For big banks, "there's a possible nightmare scenario here that no foreclosure is valid," said Nancy Bush, a banking analyst from NAB Research. If millions of foreclosures past and present were invalidated because of the way the hurried securitization process muddied the chain of ownership, banks could face lawsuits from homeowners and from investors who bought stakes in the mortgage securities - an expensive and potentially crippling proposition.
For the fragile housing market, already clogged with foreclosure cases, it could mean gridlock and confusion for years.” (Washington Post article Oct 7 2010 and Washington Post article Oct 8 2010)

If this comes to fruition it would be a disaster. A closed housing market, billions of claims versus banks and financial institutions from within the industry and consumers, new bailouts, capital increases, not something we are currently looking forward to. But I guess that is the consequence if you bailout crooked businesses and crooked business models. You can condone and prolong these bad practices, but they come back to bite you sooner rather then later.

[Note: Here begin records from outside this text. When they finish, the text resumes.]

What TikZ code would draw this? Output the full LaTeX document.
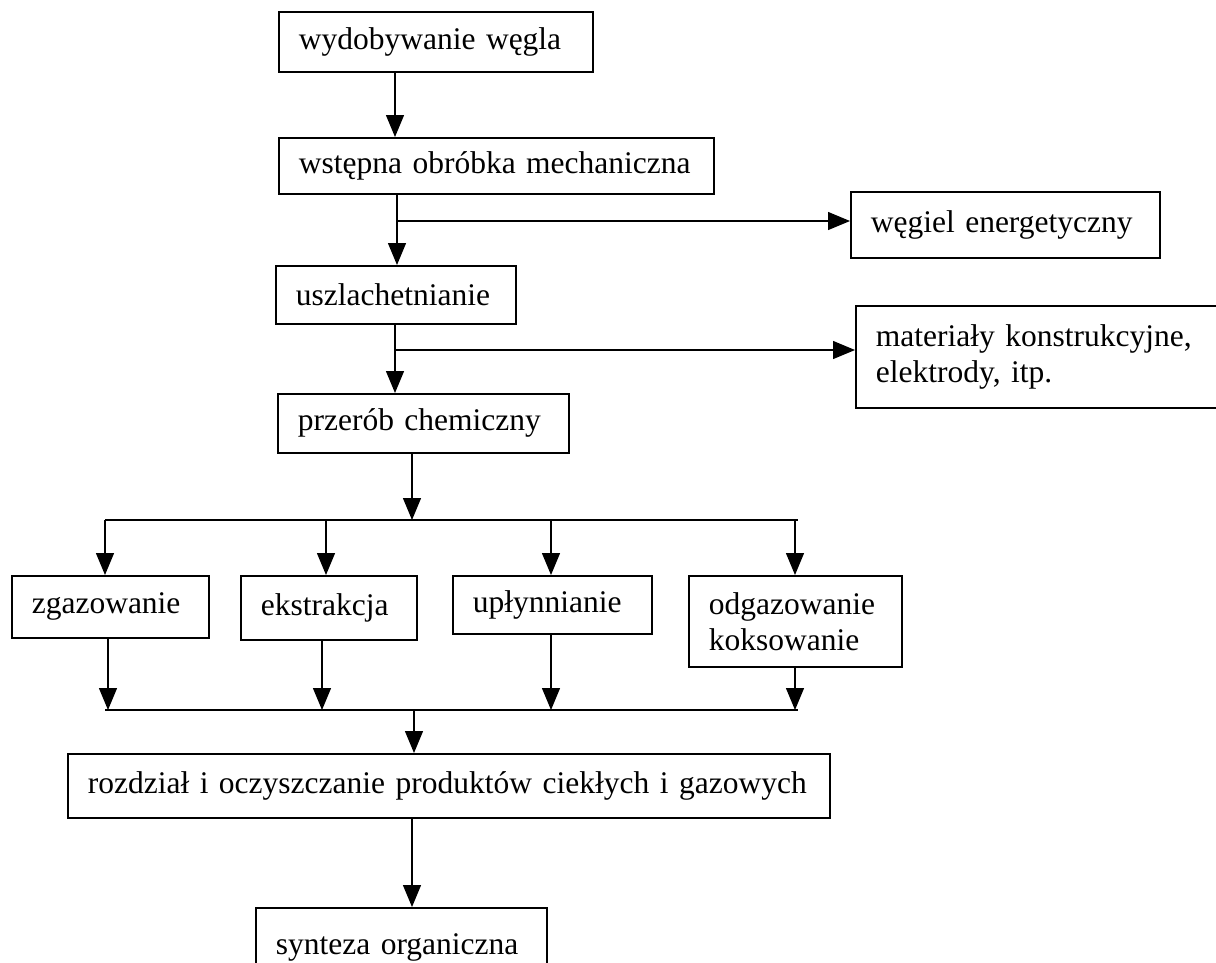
\documentclass[tikz,border=0pt]{standalone}
\usepackage{fontspec}
\setmainfont{Liberation Serif}
\usetikzlibrary{arrows.meta}
\begin{document}
\begin{tikzpicture}[x=1pt,y=-1pt,
  box/.style={draw, line width=1.6pt, anchor=north west, align=left, inner xsep=20pt, inner ysep=0pt,
    font=\fontsize{31.5}{36}\selectfont},
  arr/.style={line width=1.3pt, -{Triangle[length=22pt,width=18pt]}},
  ln/.style={line width=1.3pt},
  bus/.style={line width=1.8pt}]
\clip (0,0) rectangle (1216,962);
\fill[white] (0,0) rectangle (1216,962);
% boxes
\node[box, text width=274pt, minimum height=60pt] (b1) at (278,11) {wydobywanie węgla};
\node[box, text width=395pt, minimum height=56pt] (b2) at (278,137) {wstępna obróbka mechaniczna};
\node[box, text width=200pt, minimum height=58pt] (b3) at (275,265) {uszlachetnianie};
\node[box, text width=251pt, minimum height=59pt] (b4) at (277,393) {przerób chemiczny};
\node[box, text width=269pt, minimum height=66pt] (weg) at (850,191) {węgiel energetyczny};
\node[box, text width=340pt, minimum height=102pt] (mat) at (855,305) {materiały konstrukcyjne,\\elektrody, itp.};
\node[box, text width=157pt, minimum height=62pt] (zg) at (11,575) {zgazowanie};
\node[box, text width=136pt, minimum height=64pt] (ek) at (240,575) {ekstrakcja};
\node[box, text width=159pt, minimum height=58pt] (up) at (452,575) {upłynnianie};
\node[box, text width=173pt, minimum height=91pt] (od) at (688,575) {odgazowanie\\koksowanie};
\node[box, text width=722pt, minimum height=64pt] (roz) at (67,753) {rozdział i oczyszczanie produktów ciekłych i gazowych};
\node[box, text width=251pt, minimum height=80pt] (syn) at (255,907) {synteza organiczna};
% helper coordinates
\coordinate (xa) at (395,0);
\coordinate (xb) at (397,0);
\coordinate (xc) at (412,0);
\coordinate (xd) at (414,0);
\coordinate (j1) at (397,221);
\coordinate (j2) at (395,350);
\coordinate (bus1L) at (105,520);
\coordinate (bus1R) at (798,520);
\coordinate (bus2L) at (105,710);
\coordinate (bus2R) at (798,710);
\coordinate (x1) at (105,0);
\coordinate (x2) at (326,0);
\coordinate (x3) at (551,0);
\coordinate (x4) at (795,0);
\coordinate (y1) at (108,0);
\coordinate (y2) at (322,0);
% main trunk
\draw[arr] (b1.south -| xa) -- (b2.north -| xa);
\draw[arr] (b2.south -| xb) -- (b3.north -| xb);
\draw[arr] (j1) -- (j1 -| weg.west);
\draw[arr] (b3.south -| xa) -- (b4.north -| xa);
\draw[arr] (j2) -- (j2 -| mat.west);
\draw[arr] (b4.south -| xc) -- (bus1L -| xc);
% upper bus
\draw[bus] (bus1L) -- (bus1R);
\draw[arr] (bus1L -| x1) -- (zg.north -| x1);
\draw[arr] (bus1L -| x2) -- (ek.north -| x2);
\draw[arr] (bus1L -| x3) -- (up.north -| x3);
\draw[arr] (bus1L -| x4) -- (od.north -| x4);
% lower bus
\draw[arr] (zg.south -| y1) -- (bus2L -| y1);
\draw[arr] (ek.south -| y2) -- (bus2L -| y2);
\draw[arr] (up.south -| x3) -- (bus2L -| x3);
\draw[arr] (od.south -| x4) -- (bus2L -| x4);
\draw[bus] (bus2L) -- (bus2R);
\draw[arr] (bus2L -| xd) -- (roz.north -| xd);
\draw[arr] (roz.south -| xc) -- (syn.north -| xc);
\end{tikzpicture}
\end{document}
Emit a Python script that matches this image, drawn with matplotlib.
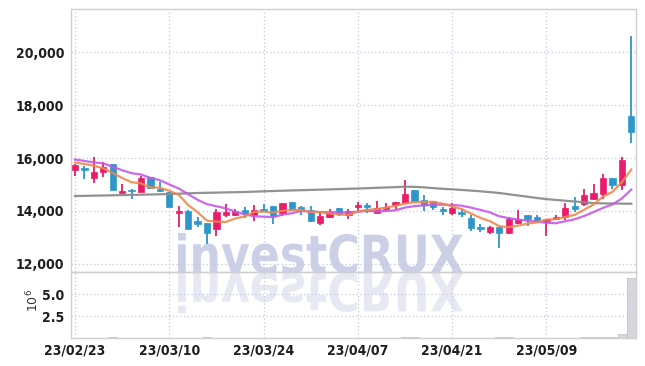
import numpy as np
import pandas as pd
import matplotlib
matplotlib.use("Agg")
import matplotlib.pyplot as plt
from matplotlib import font_manager as fm
from matplotlib.textpath import TextPath
from matplotlib.patches import PathPatch
from matplotlib.font_manager import FontProperties
from matplotlib.transforms import Affine2D
from matplotlib.ticker import FuncFormatter, FixedLocator

# ---------------- data ----------------
dates = [
    "2023-02-23", "2023-02-24", "2023-02-27", "2023-02-28",
    "2023-03-02", "2023-03-03", "2023-03-06", "2023-03-07", "2023-03-08", "2023-03-09",
    "2023-03-10", "2023-03-13", "2023-03-14", "2023-03-15", "2023-03-16", "2023-03-17",
    "2023-03-20", "2023-03-21", "2023-03-22", "2023-03-23", "2023-03-24", "2023-03-27",
    "2023-03-28", "2023-03-29", "2023-03-30", "2023-03-31",
    "2023-04-03", "2023-04-04", "2023-04-05", "2023-04-06", "2023-04-07", "2023-04-10",
    "2023-04-11", "2023-04-12", "2023-04-13", "2023-04-14", "2023-04-17", "2023-04-18",
    "2023-04-19", "2023-04-20", "2023-04-21", "2023-04-24", "2023-04-25", "2023-04-26",
    "2023-04-27", "2023-04-28",
    "2023-05-02", "2023-05-03", "2023-05-04", "2023-05-08", "2023-05-09", "2023-05-10",
    "2023-05-11", "2023-05-12", "2023-05-15", "2023-05-16", "2023-05-17", "2023-05-18",
    "2023-05-19", "2023-05-22",
]

opens = [15546, 15620, 15233, 15459, 15772, 14690, 14792, 14735, 15270, 14810,
         14705, 13936, 14011, 13634, 13536, 13333, 13861, 13838, 14026, 13838,
         14075, 14188, 13936, 14328, 14139, 14038, 13559, 13786, 14113, 13838,
         14139, 14238, 13936, 14087, 14238, 14313, 14792, 14415, 14366, 14087,
         13912, 13951, 13737, 13408, 13197, 13386, 13159, 13536, 13838, 13763,
         13612, 13687, 13786, 14188, 14264, 14464, 14653, 15244, 14991, 17581]
highs = [15760, 15710, 16047, 15836, 15790, 15006, 14830, 15331, 15290, 15105,
         14715, 14188, 14020, 13774, 13545, 14064, 14253, 14064, 14162, 14226,
         14264, 14195, 14300, 14335, 14188, 14188, 13912, 14064, 14120, 14064,
         14340, 14313, 14388, 14290, 14350, 15169, 14795, 14592, 14370, 14162,
         14313, 14064, 13849, 13510, 13446, 13390, 13763, 14038, 13850, 13838,
         13690, 13838, 14290, 14516, 14818, 15006, 15395, 15250, 16047, 20597]
lows = [15320, 15206, 15044, 15270, 14790, 14680, 14452, 14720, 14818, 14735,
        14150, 13408, 13330, 13385, 12756, 13058, 13763, 13812, 13725, 13634,
        13962, 13510, 13812, 14011, 13838, 13585, 13461, 13737, 13812, 13687,
        13989, 13912, 13912, 13989, 14064, 14290, 14340, 14011, 14038, 13838,
        13861, 13786, 13258, 13197, 13133, 12594, 13150, 13510, 13434, 13585,
        13058, 13680, 13661, 13962, 14188, 14415, 14441, 14841, 14792, 16575]
closes = [15734, 15545, 15459, 15659, 14803, 14754, 14754, 15256, 14878, 14770,
          14162, 14000, 13333, 13521, 13159, 13962, 13962, 13989, 13887, 14038,
          14000, 13812, 14290, 14064, 14038, 13634, 13812, 13962, 13887, 13989,
          14238, 14139, 14113, 14162, 14340, 14641, 14388, 14215, 14139, 14011,
          14113, 13887, 13371, 13321, 13397, 13159, 13687, 13687, 13687, 13634,
          13687, 13763, 14102, 14087, 14603, 14678, 15244, 14991, 15923, 16990]
volumes = [42000, 38000, 51000, 47000, 150000, 44000, 39000, 52000, 41000, 36000,
           48000, 55000, 46000, 40000, 57000, 49000, 37000, 33000, 35000, 38000,
           34000, 41000, 45000, 36000, 32000, 43000, 39000, 35000, 33000, 37000,
           42000, 36000, 44000, 38000, 47000, 130000, 62000, 48000, 39000, 35000,
           41000, 37000, 52000, 43000, 38000, 58000, 61000, 45000, 39000, 36000,
           40000, 38000, 55000, 47000, 72000, 90000, 160000, 140000, 450000, 6800000]
# closes of the nine sessions before the window (for the moving averages)
prior_closes = [16100, 16000, 16050, 16080, 16040, 15865, 15769, 16159, 15653]
# 60-day moving average as drawn
ma60 = [14566, 14572, 14579, 14585, 14592, 14600, 14608, 14615, 14623, 14632,
        14641, 14654, 14666, 14679, 14687, 14694, 14702, 14710, 14717, 14730,
        14742, 14754, 14766, 14776, 14785, 14795, 14804, 14815, 14826, 14838,
        14849, 14862, 14875, 14888, 14900, 14918, 14910, 14892, 14865, 14838,
        14818, 14795, 14770, 14745, 14712, 14679, 14632, 14585, 14540, 14490,
        14450, 14418, 14388, 14358, 14330, 14298, 14288, 14282, 14278, 14275]
tick_dates = ["2023-02-23", "2023-03-10", "2023-03-24", "2023-04-07", "2023-04-21", "2023-05-09"]
price_ticks = [12000, 14000, 16000, 18000, 20000]
volume_ticks = [2.5e6, 5.0e6]

# ---------------- style ----------------
UP = "#e81d6b"
DOWN = "#2f96c9"
GRID = "#c3c7dd"
SPINE = "#cfcfd4"
W, H = 645, 366


def pick_narrow_font():
    prefs = []
    for f in fm.fontManager.ttflist:
        fn = f.fname.lower()
        narrow = ("narrow" in fn or "condensed" in fn or "narrow" in f.name.lower()
                  or f.stretch in ("condensed", "semi-condensed", "extra-condensed"))
        if not narrow:
            continue
        w = f.weight if isinstance(f.weight, int) else {"bold": 700, "normal": 400}.get(f.weight, 400)
        if "italic" in fn or "oblique" in fn or f.style != "normal":
            continue
        score = abs(w - 700)
        prefs.append((score, f.fname))
    prefs.sort()
    return prefs[0][1] if prefs else None


narrow_path = pick_narrow_font()
if narrow_path:
    LABEL_FP = FontProperties(fname=narrow_path, size=10)
else:
    LABEL_FP = FontProperties(family="DejaVu Sans", weight="bold", size=9)

fig = plt.figure(figsize=(W / 100, H / 100), dpi=100)
fig.patch.set_facecolor("white")


def watermark(text, x0, x1, y_top, y_base, color, flip=False, zorder=-5):
    fp = FontProperties(family="DejaVu Sans", weight="bold")
    tp = TextPath((0, 0), text, size=1, prop=fp)
    ext = tp.get_extents()
    sx = (x1 - x0) / ext.width
    sy = (y_base - y_top) / ext.y1
    if flip:
        sy = -sy
    tr = Affine2D().translate(-ext.x0, 0).scale(sx, sy).translate(x0, H - y_base)
    p = PathPatch(tp, transform=tr, facecolor=color, edgecolor="none", zorder=zorder)
    fig.add_artist(p)


watermark("investCRUX", 178, 463, 233, 273, "#cbd0e6")
watermark("investCRUX", 178, 463, 233, 273, "#e7e9f2", flip=True)

ax = fig.add_axes([71 / W, (H - 272) / H, 565 / W, 263 / H])
axv = fig.add_axes([71 / W, (H - 338) / H, 565 / W, 66 / H], sharex=ax)
for a in (ax, axv):
    a.set_facecolor("none")
    for s in a.spines.values():
        s.set_color(SPINE)
        s.set_linewidth(1.0)

x = np.arange(len(closes))
o = np.array(opens, float)
c = np.array(closes, float)
hi = np.array(highs, float)
lo = np.array(lows, float)
up = c >= o
colors = np.where(up, UP, DOWN)

# wicks
ax.vlines(x, lo, hi, colors=colors, linewidth=1.3, zorder=3)
# bodies
body_bottom = np.minimum(o, c)
body_h = np.maximum(np.abs(c - o), 45)
ax.bar(x, body_h, bottom=body_bottom, width=0.66, color=colors, edgecolor=colors,
       linewidth=0.5, zorder=4)

# moving averages
allc = pd.Series(prior_closes + closes, dtype=float)
ma5 = allc.rolling(5).mean().iloc[len(prior_closes):].to_numpy()
ma10 = allc.rolling(10).mean().iloc[len(prior_closes):].to_numpy()
ax.plot(x, ma60, color="#8c8c8c", linewidth=1.6, zorder=5, alpha=0.95)
ax.plot(x, ma10, color="#c45ae6", linewidth=1.6, zorder=6, alpha=0.9)
ax.plot(x, ma5, color="#f0884e", linewidth=1.6, zorder=7, alpha=0.9)

ax.set_ylim(11698, 21623)
ax.set_xlim(-0.42, 59.5)
ax.yaxis.set_major_locator(FixedLocator(price_ticks))
ax.yaxis.set_major_formatter(FuncFormatter(lambda v, p: f"{int(v):,}"))

# volume
axv.bar(x, volumes, width=0.9, color="#d6d6dc", edgecolor="#c4c4cc", linewidth=0.6, zorder=3)
axv.set_ylim(0, 7.5e6)
axv.yaxis.set_major_locator(FixedLocator(volume_ticks))
axv.yaxis.set_major_formatter(FuncFormatter(lambda v, p: f"{v / 1e6:.1f}"))

tick_pos = [dates.index(d) for d in tick_dates]
tick_lab = [pd.Timestamp(d).strftime("%y/%m/%d") for d in tick_dates]
axv.xaxis.set_major_locator(FixedLocator(tick_pos))
axv.set_xticklabels(tick_lab)

for a in (ax, axv):
    a.grid(True, color=GRID, linestyle=(0, (1, 2)), linewidth=0.9, zorder=0)
    a.set_axisbelow(True)
    a.tick_params(length=0, pad=5, labelcolor="#1e1e1e")
    for lab in a.get_yticklabels() + a.get_xticklabels():
        lab.set_fontproperties(LABEL_FP)
axv.tick_params(axis="x", pad=4)
ax.tick_params(labelbottom=False)

fig.text(33 / W, 1 - 300 / H, r"$10^6$", rotation=90, ha="center", va="center",
         fontsize=9, color="#333333")

fig.savefig("out.png", dpi=100, facecolor="white")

Meanwhile the market is taking the mixed bag of economic data in stride as it rather focuses on the possible QE II (not to be confused with the ocean liner Queen Elisabeth II) by the FED. Bad economic data is being dismissed since the prevailing market wisdom is that it will lead to the FED pouring massive amounts of money into the Treasury markets (investors are already pushing up prices of the 2y Tsys as if the FED had actually already poured in between $400 - $600 bln) and good news is, well, just good news. Bernanke is playing this round of “Liars Poker” rather well.

After the initial comment that there might be further monetary easing his lieutenants have been arguing in favor and against more monetary stimulus, while Dr. Bernanke has been quiet. For now the market is doing his bidding for him, lowering market rates and pouring money into more riskier assets like equities and commodities, but I wonder what will happen if the markets call his bluff. Will he be able to be bold and decisive or will he falter under the pressure and give in to further ballooning the FED-balance sheet to heights where it will undoubtedly lead to a USD devaluation, ending in a crash in equities, bonds and commodities.

Time will tell!

For now the markets moved up this last week. The Dow ended above 11.000 for the first time since April, while the S&P closed Friday at 1.165 (+0.61%) and the Nasdaq at 2.402 (+0.77%) EuroUSD 1.3913 WTI $83 Gold $1.346,75

Within the S&P the Basic Materials sector rallied 2.11% while Telecoms closed lower by -0.23%)

The JPY yen closed at multi-year highs versus the USD. An effort by the BOJ earlier in the week to stem the rise of the YEN by unveiling a new stimulus plan obviously did not work as the carry-trade is still on.


Here in Europe we still need to break through resistance levels. The DAX is still trapped in a triangle-formation with an upward-sloping support line (now above 6.000) and a horizontal resistance line at 6.350



As long as 1.150 holds in the S&P500 index there should be sustained support for the eurozone indexes. Will there be a catalyst that helps them break yearly highs, I doubt it. Not in the near term anyway, but we can always hope for some price-action. One way or the other.

Happy Hunting & Let’s be Careful out there !!!